§ What this task involves: Present each line of the entries below that holds the word "Write".

§ Data supplied:
------

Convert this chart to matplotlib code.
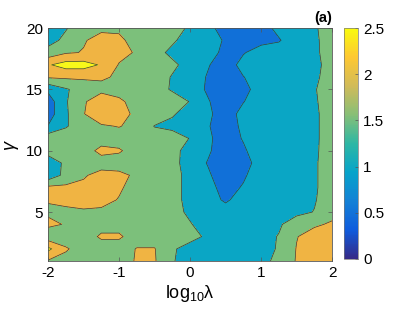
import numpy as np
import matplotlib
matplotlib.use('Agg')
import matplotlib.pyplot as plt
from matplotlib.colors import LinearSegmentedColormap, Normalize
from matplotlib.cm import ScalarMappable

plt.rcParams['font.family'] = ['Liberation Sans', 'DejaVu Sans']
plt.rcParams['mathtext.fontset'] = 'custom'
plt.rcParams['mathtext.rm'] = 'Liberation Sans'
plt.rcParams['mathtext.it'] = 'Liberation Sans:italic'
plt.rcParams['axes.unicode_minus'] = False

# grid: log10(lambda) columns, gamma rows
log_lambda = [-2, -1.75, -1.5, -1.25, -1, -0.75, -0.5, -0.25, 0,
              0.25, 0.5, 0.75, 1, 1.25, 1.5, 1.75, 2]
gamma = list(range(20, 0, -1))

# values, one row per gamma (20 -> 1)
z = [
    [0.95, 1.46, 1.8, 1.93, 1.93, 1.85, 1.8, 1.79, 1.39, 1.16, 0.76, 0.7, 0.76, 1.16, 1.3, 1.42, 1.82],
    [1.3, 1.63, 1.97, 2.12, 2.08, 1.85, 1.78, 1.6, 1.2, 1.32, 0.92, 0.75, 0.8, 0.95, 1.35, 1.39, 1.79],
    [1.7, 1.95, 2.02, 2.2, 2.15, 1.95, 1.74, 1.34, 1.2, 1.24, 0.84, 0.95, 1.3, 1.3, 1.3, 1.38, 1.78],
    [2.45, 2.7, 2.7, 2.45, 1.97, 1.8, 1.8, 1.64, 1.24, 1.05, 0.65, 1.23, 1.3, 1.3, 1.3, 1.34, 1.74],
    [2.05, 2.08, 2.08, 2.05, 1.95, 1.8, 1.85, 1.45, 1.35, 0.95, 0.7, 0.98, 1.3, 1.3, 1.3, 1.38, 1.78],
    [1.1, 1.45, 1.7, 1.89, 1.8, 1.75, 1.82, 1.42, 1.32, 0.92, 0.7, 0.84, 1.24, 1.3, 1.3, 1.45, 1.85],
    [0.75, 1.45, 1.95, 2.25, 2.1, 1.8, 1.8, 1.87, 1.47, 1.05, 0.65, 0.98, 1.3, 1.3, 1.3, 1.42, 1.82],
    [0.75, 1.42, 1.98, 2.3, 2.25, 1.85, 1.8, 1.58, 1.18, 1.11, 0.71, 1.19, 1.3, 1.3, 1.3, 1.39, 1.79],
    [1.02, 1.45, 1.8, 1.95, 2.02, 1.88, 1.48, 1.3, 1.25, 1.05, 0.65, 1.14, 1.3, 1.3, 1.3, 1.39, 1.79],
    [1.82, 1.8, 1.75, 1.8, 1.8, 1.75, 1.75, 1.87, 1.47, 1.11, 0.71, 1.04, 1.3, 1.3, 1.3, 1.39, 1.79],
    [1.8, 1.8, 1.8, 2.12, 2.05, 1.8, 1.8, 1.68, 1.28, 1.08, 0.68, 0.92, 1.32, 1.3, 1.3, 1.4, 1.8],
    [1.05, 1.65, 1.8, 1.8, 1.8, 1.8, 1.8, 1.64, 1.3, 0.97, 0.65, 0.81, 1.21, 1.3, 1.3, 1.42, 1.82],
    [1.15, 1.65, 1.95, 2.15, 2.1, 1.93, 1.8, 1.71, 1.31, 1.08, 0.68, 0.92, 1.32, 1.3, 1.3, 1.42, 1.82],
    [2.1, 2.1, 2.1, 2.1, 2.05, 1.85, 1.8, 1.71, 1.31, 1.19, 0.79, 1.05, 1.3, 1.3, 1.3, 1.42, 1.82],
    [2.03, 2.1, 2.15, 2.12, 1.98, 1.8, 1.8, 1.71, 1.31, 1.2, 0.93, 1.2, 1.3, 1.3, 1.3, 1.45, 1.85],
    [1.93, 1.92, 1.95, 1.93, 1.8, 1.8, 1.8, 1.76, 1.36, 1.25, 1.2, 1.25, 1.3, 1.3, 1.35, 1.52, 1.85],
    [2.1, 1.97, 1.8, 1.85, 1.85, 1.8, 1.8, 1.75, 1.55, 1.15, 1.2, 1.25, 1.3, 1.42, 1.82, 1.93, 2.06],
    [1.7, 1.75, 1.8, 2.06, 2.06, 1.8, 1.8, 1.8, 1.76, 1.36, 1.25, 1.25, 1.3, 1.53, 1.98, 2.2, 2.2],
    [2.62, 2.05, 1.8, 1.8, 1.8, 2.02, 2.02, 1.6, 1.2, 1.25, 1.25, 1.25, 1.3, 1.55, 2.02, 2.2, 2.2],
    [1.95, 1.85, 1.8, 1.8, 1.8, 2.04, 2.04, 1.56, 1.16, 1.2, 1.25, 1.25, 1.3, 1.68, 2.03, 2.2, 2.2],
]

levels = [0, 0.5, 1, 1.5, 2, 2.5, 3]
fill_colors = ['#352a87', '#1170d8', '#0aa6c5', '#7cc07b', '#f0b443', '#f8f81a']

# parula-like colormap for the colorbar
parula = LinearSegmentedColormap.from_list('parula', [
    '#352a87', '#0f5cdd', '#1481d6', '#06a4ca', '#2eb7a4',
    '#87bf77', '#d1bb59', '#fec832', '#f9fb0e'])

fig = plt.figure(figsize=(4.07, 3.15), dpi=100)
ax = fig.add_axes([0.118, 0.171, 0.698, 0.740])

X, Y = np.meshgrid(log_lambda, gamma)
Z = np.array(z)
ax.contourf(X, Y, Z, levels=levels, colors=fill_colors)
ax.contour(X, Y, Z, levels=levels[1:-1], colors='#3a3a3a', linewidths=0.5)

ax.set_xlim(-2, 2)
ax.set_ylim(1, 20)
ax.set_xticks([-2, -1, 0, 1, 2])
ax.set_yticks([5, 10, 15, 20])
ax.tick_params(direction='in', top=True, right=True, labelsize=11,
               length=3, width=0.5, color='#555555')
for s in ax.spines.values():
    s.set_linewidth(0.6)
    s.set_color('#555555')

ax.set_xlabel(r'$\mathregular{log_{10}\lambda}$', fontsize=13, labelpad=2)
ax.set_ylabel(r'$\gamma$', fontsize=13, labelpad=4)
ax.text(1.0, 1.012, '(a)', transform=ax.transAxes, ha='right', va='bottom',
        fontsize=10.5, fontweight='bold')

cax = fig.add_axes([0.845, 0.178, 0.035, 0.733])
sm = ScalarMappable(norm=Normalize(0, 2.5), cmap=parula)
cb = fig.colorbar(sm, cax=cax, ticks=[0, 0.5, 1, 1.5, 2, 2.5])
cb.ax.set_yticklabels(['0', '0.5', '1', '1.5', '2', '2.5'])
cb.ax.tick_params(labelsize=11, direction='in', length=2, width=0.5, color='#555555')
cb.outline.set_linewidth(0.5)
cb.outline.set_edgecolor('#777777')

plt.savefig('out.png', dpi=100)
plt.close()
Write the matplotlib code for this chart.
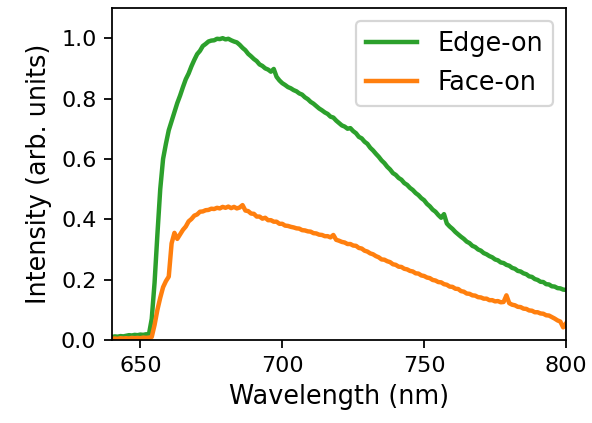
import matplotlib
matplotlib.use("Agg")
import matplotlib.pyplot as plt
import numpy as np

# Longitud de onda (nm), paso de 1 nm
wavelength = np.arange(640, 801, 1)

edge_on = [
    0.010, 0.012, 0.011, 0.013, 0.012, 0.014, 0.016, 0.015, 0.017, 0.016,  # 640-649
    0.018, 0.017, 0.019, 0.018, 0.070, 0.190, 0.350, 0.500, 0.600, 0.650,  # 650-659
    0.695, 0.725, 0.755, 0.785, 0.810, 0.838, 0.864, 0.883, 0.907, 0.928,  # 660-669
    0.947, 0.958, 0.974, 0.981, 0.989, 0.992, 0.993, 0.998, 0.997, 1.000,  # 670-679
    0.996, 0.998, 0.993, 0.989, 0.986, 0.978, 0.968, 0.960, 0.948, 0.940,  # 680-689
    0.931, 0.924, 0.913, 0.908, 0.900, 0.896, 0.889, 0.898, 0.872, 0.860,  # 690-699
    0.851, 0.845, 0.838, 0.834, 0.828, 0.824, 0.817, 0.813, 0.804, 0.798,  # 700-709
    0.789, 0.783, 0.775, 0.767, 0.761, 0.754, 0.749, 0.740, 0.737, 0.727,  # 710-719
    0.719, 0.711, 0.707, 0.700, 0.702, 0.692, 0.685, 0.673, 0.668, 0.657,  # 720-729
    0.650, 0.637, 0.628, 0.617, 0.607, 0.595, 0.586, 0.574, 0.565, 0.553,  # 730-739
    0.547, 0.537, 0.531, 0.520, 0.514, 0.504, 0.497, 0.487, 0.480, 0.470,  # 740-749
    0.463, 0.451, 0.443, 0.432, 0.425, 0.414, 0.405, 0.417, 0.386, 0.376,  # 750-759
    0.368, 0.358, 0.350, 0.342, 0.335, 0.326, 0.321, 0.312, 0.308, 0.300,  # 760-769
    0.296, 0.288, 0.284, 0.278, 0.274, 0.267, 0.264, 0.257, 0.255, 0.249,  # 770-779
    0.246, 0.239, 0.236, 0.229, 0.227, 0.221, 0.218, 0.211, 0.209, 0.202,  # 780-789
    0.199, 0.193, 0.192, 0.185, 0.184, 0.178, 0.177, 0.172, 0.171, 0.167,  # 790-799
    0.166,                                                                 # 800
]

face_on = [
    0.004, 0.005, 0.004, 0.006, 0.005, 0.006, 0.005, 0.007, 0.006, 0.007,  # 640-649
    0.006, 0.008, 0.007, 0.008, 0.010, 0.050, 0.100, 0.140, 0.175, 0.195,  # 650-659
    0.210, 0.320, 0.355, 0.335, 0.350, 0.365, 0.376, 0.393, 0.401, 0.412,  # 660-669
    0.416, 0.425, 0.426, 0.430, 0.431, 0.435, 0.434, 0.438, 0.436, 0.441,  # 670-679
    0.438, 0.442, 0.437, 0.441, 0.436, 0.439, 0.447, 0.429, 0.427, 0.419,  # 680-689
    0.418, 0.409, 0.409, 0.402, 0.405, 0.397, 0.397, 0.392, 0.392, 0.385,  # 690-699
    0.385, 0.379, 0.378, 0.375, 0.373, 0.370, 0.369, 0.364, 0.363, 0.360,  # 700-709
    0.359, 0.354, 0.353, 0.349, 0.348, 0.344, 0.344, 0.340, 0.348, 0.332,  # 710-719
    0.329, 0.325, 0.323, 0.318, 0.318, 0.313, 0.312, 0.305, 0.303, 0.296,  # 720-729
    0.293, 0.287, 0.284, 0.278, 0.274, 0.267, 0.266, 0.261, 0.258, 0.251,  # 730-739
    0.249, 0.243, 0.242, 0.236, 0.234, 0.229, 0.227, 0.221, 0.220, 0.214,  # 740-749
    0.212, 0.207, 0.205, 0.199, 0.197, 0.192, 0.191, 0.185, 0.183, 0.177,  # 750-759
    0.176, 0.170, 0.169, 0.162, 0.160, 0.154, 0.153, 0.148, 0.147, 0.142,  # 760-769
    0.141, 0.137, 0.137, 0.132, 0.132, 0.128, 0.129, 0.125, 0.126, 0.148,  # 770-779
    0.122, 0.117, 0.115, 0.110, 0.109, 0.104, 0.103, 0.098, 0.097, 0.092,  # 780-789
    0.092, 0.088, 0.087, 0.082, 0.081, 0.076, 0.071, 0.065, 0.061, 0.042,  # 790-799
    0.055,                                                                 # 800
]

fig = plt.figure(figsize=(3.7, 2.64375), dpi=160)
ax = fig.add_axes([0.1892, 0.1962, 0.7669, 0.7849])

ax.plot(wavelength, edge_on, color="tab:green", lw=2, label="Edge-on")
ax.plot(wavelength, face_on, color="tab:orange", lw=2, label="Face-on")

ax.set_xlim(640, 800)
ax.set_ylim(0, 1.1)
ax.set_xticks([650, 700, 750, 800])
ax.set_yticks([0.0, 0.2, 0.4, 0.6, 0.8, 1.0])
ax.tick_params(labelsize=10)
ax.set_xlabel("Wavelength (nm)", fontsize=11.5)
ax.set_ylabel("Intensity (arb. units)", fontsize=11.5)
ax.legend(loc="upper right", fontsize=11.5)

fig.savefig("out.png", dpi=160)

------

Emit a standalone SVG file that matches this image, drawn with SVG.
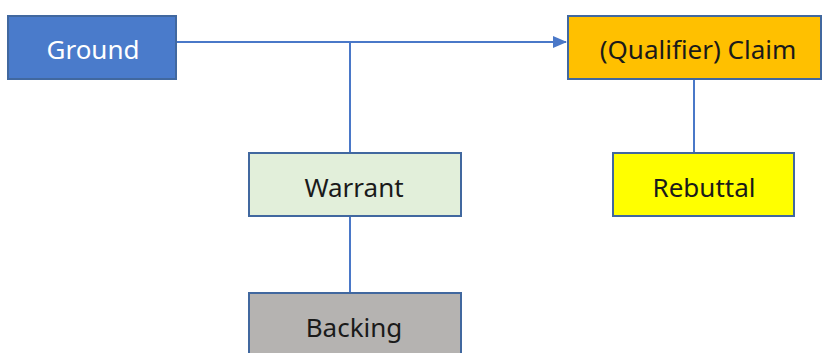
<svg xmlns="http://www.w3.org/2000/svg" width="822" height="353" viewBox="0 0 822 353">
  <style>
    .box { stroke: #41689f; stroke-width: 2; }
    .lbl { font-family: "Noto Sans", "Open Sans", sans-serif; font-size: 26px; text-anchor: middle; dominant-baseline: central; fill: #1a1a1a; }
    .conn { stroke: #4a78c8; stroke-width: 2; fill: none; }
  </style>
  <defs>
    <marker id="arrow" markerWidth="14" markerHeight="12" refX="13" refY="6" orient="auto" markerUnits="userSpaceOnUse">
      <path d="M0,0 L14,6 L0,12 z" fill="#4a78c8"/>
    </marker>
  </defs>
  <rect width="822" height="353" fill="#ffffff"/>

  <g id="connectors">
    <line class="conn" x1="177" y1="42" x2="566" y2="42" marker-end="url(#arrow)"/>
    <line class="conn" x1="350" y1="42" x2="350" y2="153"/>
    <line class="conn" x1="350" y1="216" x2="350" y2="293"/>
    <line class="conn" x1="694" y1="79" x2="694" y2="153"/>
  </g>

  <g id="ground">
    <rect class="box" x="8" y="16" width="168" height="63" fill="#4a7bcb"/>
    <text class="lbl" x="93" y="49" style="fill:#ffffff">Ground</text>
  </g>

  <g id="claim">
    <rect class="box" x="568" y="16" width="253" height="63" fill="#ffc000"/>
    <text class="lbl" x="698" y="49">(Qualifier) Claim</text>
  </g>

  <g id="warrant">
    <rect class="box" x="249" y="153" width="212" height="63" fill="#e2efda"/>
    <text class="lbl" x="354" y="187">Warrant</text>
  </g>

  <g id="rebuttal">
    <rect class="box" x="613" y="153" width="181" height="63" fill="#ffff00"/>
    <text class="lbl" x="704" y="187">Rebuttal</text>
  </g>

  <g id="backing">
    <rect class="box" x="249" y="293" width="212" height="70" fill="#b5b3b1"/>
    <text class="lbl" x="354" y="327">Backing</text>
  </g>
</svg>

------

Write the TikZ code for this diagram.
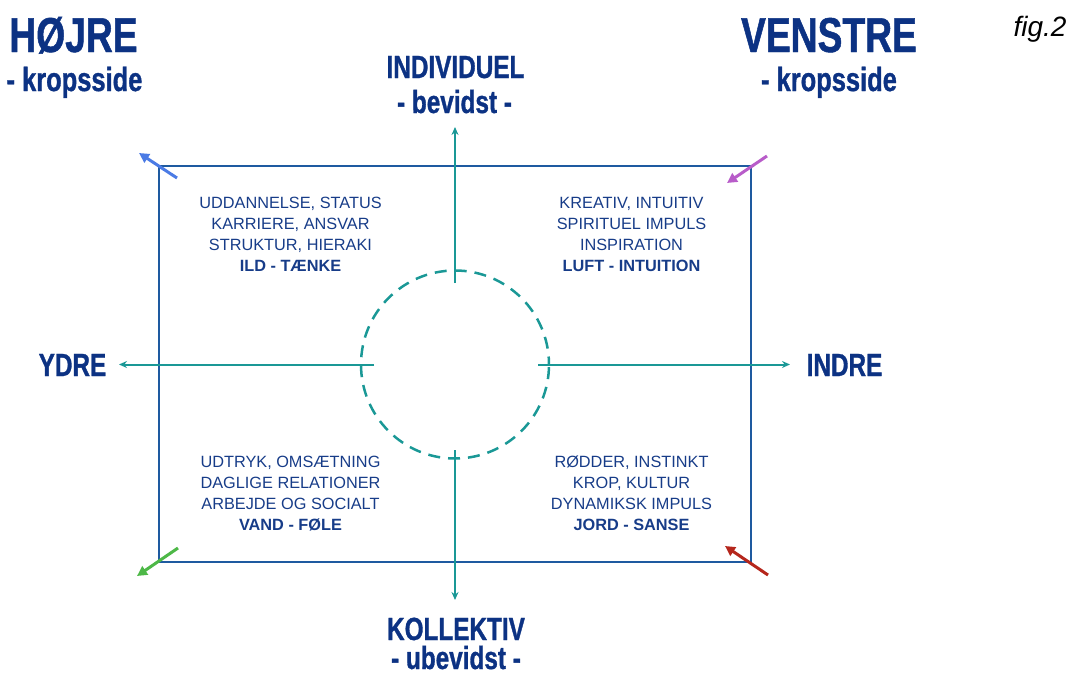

------

§ Correct output:
Write the matplotlib code for this chart.
Write the TikZ code for this diagram.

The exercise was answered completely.